▸ **The exercise**: Pick out all lines in the listing holding the string "this" and copy them.

▸ **Provided records**:
++++++++++++++++++++

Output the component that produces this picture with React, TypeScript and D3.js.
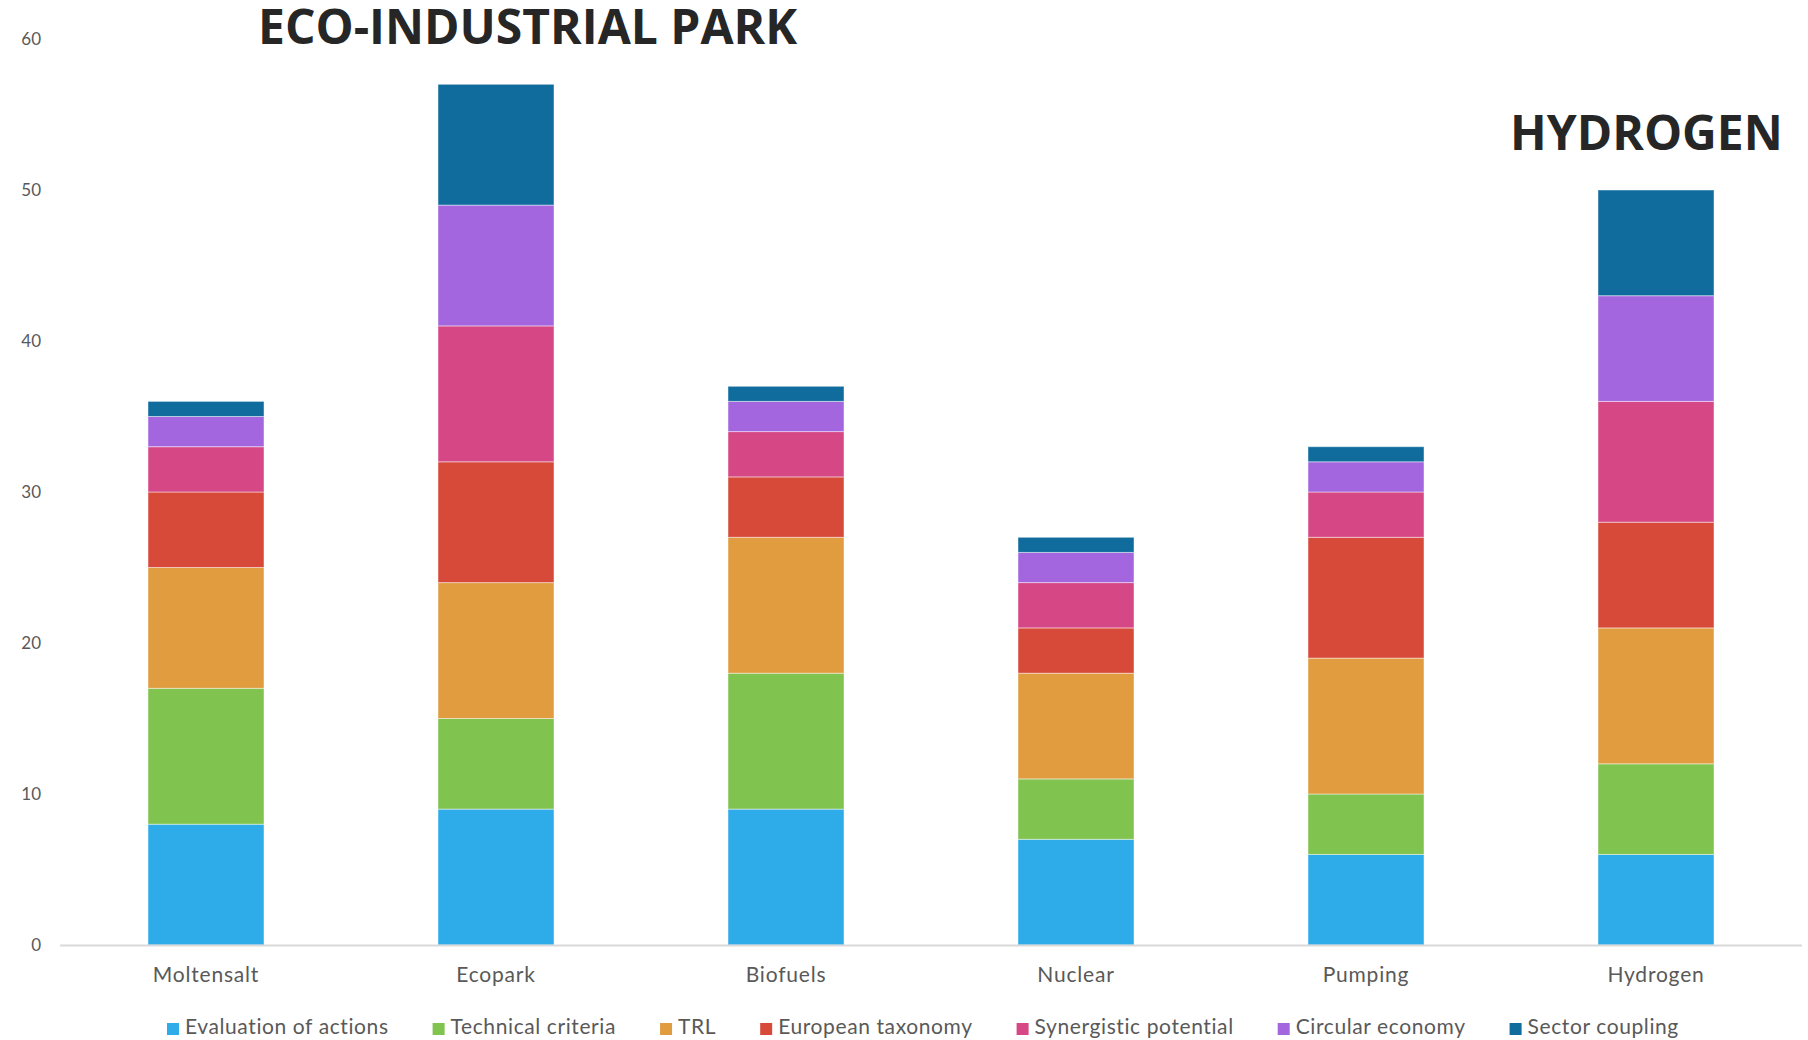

++++++++++++++++++++

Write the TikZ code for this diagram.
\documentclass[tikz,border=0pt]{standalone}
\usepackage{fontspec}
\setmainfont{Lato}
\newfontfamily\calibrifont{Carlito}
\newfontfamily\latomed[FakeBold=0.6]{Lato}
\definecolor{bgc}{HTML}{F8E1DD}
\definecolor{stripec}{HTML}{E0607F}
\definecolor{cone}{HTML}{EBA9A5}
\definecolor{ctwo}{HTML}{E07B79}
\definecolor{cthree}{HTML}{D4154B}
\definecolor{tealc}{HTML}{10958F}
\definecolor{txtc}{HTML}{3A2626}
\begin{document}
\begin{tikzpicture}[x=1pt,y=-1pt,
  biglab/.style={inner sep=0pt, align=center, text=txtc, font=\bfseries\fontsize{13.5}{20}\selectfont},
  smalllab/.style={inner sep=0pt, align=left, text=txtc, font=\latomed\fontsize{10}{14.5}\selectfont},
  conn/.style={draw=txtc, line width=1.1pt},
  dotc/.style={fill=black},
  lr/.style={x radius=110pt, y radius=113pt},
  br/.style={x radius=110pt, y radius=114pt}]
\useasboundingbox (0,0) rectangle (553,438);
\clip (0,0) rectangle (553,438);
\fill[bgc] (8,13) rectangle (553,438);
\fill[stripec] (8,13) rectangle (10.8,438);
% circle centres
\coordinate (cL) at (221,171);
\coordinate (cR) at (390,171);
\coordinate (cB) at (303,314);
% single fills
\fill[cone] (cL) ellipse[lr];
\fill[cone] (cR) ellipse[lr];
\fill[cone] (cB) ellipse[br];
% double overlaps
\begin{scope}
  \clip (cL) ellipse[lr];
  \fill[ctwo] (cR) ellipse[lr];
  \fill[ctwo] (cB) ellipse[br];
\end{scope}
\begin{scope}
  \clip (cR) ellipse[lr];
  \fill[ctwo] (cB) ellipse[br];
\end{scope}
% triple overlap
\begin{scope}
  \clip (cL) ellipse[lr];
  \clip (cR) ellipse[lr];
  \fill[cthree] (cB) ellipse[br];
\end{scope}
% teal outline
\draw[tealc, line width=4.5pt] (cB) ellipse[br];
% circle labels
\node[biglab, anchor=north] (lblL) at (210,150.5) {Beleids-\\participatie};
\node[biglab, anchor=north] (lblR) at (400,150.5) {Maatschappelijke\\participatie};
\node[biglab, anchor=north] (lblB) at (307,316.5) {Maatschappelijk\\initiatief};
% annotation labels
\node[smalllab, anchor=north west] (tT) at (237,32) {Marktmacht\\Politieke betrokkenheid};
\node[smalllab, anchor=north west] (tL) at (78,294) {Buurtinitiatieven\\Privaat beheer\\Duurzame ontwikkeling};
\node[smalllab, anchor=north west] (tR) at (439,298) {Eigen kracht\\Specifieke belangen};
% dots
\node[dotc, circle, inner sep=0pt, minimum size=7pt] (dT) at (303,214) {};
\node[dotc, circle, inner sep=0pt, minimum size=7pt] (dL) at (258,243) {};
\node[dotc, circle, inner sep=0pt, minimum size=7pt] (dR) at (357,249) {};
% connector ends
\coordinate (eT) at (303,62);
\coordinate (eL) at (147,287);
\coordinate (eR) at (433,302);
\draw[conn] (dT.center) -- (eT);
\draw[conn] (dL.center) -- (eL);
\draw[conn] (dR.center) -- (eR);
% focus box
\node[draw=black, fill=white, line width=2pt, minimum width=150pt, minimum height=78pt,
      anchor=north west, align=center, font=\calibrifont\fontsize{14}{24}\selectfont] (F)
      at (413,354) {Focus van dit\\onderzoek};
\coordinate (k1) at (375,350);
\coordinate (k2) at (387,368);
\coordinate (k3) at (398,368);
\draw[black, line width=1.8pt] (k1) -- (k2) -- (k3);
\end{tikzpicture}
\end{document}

++++++++++++++++++++

▸ **Task output**:
Output the component that produces this picture with React, TypeScript and D3.js.
Write the TikZ code for this diagram.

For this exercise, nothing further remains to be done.